##### DATASET EXCERPTS #####

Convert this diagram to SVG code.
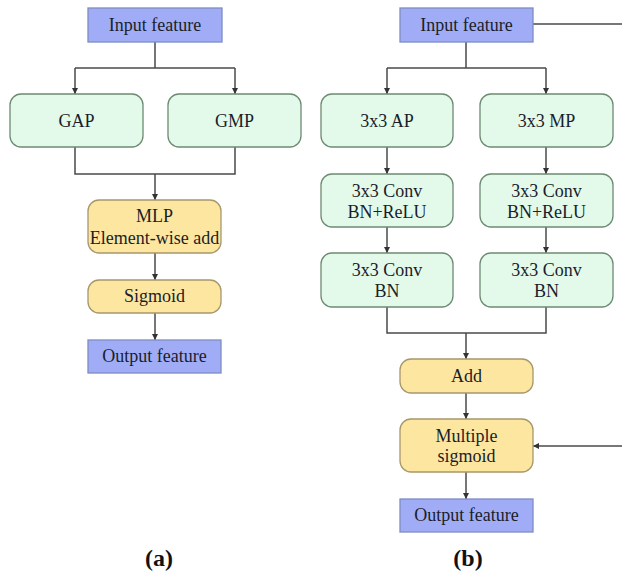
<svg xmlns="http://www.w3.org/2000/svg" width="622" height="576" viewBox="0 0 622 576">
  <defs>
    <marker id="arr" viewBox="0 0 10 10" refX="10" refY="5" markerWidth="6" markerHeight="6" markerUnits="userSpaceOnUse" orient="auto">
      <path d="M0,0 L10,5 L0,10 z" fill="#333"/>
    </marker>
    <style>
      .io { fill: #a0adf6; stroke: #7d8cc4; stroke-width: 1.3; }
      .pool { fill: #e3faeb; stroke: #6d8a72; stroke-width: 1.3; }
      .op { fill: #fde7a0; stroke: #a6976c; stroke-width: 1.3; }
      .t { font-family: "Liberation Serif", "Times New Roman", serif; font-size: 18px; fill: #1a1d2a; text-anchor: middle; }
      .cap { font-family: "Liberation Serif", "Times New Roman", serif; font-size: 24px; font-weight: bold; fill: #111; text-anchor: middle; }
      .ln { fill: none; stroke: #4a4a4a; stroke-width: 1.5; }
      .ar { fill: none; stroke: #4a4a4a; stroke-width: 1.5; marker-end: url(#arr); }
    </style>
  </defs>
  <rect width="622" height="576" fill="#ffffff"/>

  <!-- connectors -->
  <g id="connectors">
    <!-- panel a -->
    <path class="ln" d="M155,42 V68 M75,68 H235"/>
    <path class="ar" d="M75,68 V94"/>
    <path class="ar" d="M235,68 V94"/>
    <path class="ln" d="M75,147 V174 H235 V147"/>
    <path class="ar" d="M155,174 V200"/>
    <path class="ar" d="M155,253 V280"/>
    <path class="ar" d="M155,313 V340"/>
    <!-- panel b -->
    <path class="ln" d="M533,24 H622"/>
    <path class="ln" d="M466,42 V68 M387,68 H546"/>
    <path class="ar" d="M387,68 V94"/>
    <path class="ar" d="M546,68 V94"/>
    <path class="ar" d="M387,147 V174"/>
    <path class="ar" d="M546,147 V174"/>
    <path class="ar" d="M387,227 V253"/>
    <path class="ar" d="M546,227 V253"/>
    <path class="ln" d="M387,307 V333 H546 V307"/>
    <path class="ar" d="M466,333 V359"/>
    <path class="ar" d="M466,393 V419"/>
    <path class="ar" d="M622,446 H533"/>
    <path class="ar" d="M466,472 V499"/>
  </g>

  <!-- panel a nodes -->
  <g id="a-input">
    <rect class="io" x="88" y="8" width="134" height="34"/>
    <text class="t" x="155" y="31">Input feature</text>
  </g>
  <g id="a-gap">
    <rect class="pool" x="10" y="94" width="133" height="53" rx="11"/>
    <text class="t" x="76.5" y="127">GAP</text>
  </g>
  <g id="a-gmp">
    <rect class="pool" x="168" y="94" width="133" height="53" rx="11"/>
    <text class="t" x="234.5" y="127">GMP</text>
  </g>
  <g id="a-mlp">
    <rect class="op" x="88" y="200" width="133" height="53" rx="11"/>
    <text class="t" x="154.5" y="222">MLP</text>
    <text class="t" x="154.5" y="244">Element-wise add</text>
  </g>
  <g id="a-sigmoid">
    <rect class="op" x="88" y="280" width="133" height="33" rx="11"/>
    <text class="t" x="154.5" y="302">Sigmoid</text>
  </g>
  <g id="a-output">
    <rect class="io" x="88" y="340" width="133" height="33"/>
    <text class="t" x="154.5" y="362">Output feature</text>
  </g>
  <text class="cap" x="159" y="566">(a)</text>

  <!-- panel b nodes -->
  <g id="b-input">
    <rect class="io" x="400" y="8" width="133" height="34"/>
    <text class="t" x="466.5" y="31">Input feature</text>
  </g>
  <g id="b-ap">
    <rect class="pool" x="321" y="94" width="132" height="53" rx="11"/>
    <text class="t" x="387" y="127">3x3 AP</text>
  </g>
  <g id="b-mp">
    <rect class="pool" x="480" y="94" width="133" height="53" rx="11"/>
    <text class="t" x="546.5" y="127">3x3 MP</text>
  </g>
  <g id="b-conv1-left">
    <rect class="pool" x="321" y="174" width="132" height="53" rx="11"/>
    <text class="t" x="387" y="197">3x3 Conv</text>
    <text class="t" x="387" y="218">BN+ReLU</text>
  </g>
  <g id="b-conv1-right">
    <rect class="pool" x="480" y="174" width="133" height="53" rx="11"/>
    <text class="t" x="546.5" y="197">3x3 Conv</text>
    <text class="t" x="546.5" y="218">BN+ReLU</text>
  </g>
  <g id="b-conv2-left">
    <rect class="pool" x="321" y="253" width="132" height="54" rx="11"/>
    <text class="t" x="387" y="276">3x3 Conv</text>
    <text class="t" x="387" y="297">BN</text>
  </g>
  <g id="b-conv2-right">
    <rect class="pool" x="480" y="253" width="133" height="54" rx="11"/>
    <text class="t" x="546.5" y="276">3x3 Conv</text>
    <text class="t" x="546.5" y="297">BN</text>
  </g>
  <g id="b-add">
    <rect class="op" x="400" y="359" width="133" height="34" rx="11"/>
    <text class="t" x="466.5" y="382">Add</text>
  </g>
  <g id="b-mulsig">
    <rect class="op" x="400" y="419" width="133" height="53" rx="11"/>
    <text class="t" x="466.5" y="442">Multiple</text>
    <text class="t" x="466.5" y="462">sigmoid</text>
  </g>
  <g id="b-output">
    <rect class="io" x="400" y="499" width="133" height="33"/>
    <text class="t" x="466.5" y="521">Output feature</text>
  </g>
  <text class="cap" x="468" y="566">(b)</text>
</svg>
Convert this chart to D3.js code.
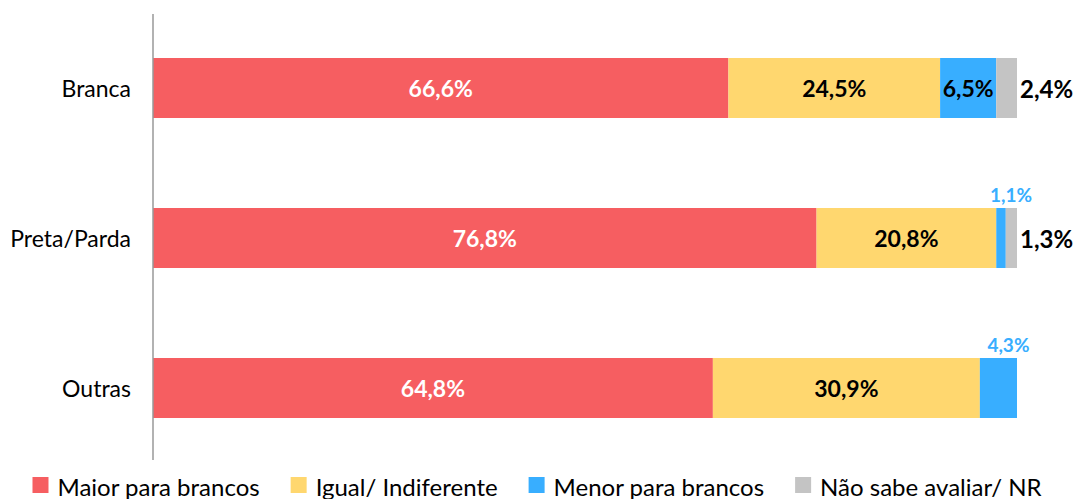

#####

**PROBLEM REQUIREMENTS**: Pick out every line of the listing containing the word "code", and show those lines.

**FINISHED EXERCISE**:
Convert this diagram to SVG code.
Convert this chart to D3.js code.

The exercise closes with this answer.